The Women’s Center provides programing that addresses three different themes concerning gender equality: personal, professional and academic.

The Women’s Center also organizes programming concerning women in political leadership. The UN states that in 46 countries women hold more than 30 percent of seats in national parliament in at least one chamber. However, “the United States is not one of those countries,” Murray said.

“We’re one of only 50 campuses nationwide that is able to offer national training called ‘Elect Her,’ which is offered by the American Association for University Women and Running Start,” Murray said.

Through its Elect Her program, the Women’s Center trains and encourages college-aged women to run for student government because there is a direct correlation between successfully running for student government and later deciding to run for government offices. 

The Women’s Center also heads the Women Leading Ohio weekly group program for faculty and staff, as well as a similar program for college-aged women called She Leads Ohio.

Goetz spoke next about sustainability on campus and internationally. She emphasized the major change in global temperature from the 1880s to the 1980s, which has affected agriculture, eco systems, species and more. 

“[Ohio University] was one of the charter signatories of the American College and University Presidents Climate Commitment, and we also had the first Office of Sustainability in the state of Ohio,” Goetz said.

The Climate Commitment was signed in 2008 and OHIO founded the Office of Sustainability the same year. The office then created the Ohio University Sustainability Plan and the Ohio University Climate Action Plan. Goetz said that the University wants to do its part to reduce carbon emissions and impact on the environment and become climate neutral.

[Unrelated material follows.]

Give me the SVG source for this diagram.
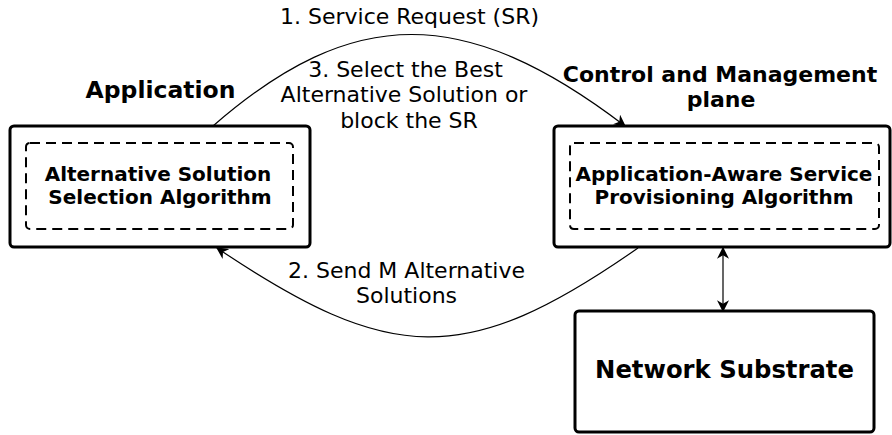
<svg xmlns="http://www.w3.org/2000/svg" width="892" height="435" viewBox="0 0 892 435">
<style>
text{font-family:"DejaVu Sans","Liberation Sans",sans-serif;fill:#000}
.b{font-weight:bold}
.lbl{font-size:22px;text-anchor:middle}
.box{fill:#fff;stroke:#000;stroke-width:3}
.inner{fill:none;stroke:#000;stroke-width:2;stroke-dasharray:10,6}
.conn{fill:none;stroke:#000;stroke-width:1.2}
</style>
<defs>
<marker id="ah" viewBox="0 0 10 10" refX="9" refY="5" markerWidth="12" markerHeight="12" markerUnits="userSpaceOnUse" orient="auto-start-reverse">
<path d="M0,0 L10,5 L0,10 L3,5 Z" fill="#000"/>
</marker>
</defs>
<rect width="892" height="435" fill="#fff"/>
<g id="application">
<text class="b" x="160.5" y="98" font-size="23.5" text-anchor="middle">Application</text>
<rect class="box" x="10" y="126" width="300" height="121" rx="4"/>
<rect class="inner" x="26" y="143" width="267" height="86" rx="4"/>
<text class="b" x="158" y="181" font-size="20" text-anchor="middle">Alternative Solution</text>
<text class="b" x="160" y="204" font-size="20" text-anchor="middle">Selection Algorithm</text>
</g>
<g id="control">
<text class="b" x="720" y="82" font-size="22" text-anchor="middle">Control and Management</text>
<text class="b" x="721" y="107" font-size="22" text-anchor="middle">plane</text>
<rect class="box" x="554" y="126" width="336" height="121" rx="4"/>
<rect class="inner" x="570" y="143" width="309" height="86" rx="4"/>
<text class="b" x="724" y="181" font-size="20" text-anchor="middle">Application-Aware Service</text>
<text class="b" x="724" y="204" font-size="20" text-anchor="middle">Provisioning Algorithm</text>
</g>
<g id="substrate">
<rect class="box" x="575" y="311" width="299" height="121" rx="4"/>
<text class="b" x="724.5" y="378" font-size="24.3" text-anchor="middle">Network Substrate</text>
</g>
<g id="connectors">
<path class="conn" d="M213,126 C353,4 465,4 625,126" marker-end="url(#ah)"/>
<path class="conn" d="M638,248 C465,369 390,364 217,248" marker-end="url(#ah)"/>
<path class="conn" d="M723,248 L723,311" marker-start="url(#ah)" marker-end="url(#ah)"/>
</g>
<g id="labels">
<text class="lbl" x="409.5" y="24">1. Service Request (SR)</text>
<text class="lbl" x="405.5" y="77">3. Select the Best</text>
<text class="lbl" x="404" y="102">Alternative Solution or</text>
<text class="lbl" x="409" y="128">block the SR</text>
<text class="lbl" x="406.5" y="278">2. Send M Alternative</text>
<text class="lbl" x="406.5" y="303">Solutions</text>
</g>
</svg>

There will be a public meeting and process to revise the Sustainability and Climate Action plans, which anyone can attend. You can learn more about the meetings as well as take a survey where you can suggest goals and plans here

Smith, the chief program officer for Rural Action, spoke about his organization’s approach to success.

“Rural Action believes that you have to have all cylinders running at the same time,” Smith said. “You have to have the environment, sustainability and justice aspects. If you’re going to build prosperity, it can’t be just for today, but for all future generations.”

Rural Action runs the Zero Waste program, which assists companies, organizations and events to develop a recycling and sustainability plan in order to produce little to no waste. In the past, the organization has consulted with events such as the Nelsonville Music Festival, where 90 percent of the waste was recycled.

Another Rural Action program is the restoration of watersheds affected by mining.

“In streams that had nothing a couple decades ago, now we are seeing 26 species of fish,” Smith said.

Smith also talked about the Sustainable Forestry and Sustainable Agriculture programs and how they, and their other programs, are powered by volunteers and memberships. If you interested in helping with these programs, you can find more information here

Schmaltz began his portion of the panel by going over some of the history of Good Works. The organization began 35 years ago by combating homelessness. Today Good Works serves a nine-county area and organizes initiatives such as the Transformation Station, which provides access to resources such as a food pantry, vehicles, appliances or bicycles, and Good Works Gardens, a program that takes volunteers into the community to teach families how to start and maintain a fresh vegetable garden.

“People are generally pretty shocked at what you can grow in a small garden,” Schmaltz said. “What we’re doing is trying to empower people that we care about, not just give them a resource. We want them to stand on their own two feet and feel the dignity that comes from working in your own garden and feeding your own family.”

Good Works also started Friday Night Life, which is a program that provides a free meal and community get-together once per week.

“Some folks that come to Friday Night Life need a meal; it’s the only decent meal they are going to get all week,” Schmaltz said. “Some need the socialization; they need to come to a safe place just to talk to folks and feel a part of a community.”

Good Works runs on volunteers, so if you are interested in contributing to its programs, you can check out the website here.  

After the presentations, Jama opened the floor to questions by asking, how can we each get involved with the SDGs and with the organizations’ initiatives?

Each member of the panel emphasized that its organization accepts volunteers. Goetz also stated that you can conserve electricity by unplugging electronics when they are not in use and by making sure that your heating and cooling is working properly. Even if you live in a residence hall, you can do your part by alerting facilities if you are too cold or too hot.

AIESEC representatives were also invited to speak after the panel about their study abroad programs and how they relate to the SDGS. 

“I went to Romania over the summer for six weeks and I worked on [SDG] number four, which is Quality Education,” Vargo said. “I basically delivered sessions to high school students about soft skills: communication, presentation, and personal development. I had the time of my life. I really thought that I made a difference in some of their lives.”

The two AIESEC programs that will be going on this summer are trips to Buenos Aires. One is the “Educar” trip, which focusses on teaching English to Argentinian adolescents. The other trip, “Andes Way Marketing,” focuses on development and leadership skills as well as market research. On both programs students will work 25 hours per week, live with a local host family, and have the opportunity to travel on weekends. In addition, transportation to the workplace with be provided, and two meals per day will be provided.

If you are interested in the programs offered by AIESEC you can visit aiesecus.org or email them at aiesec@ohio.edu.

The panel wrapped up with closing remarks from ISU Vice President Alena Klimas and attendees were encouraged to make a personal pledge to work toward accomplishing the SDGs.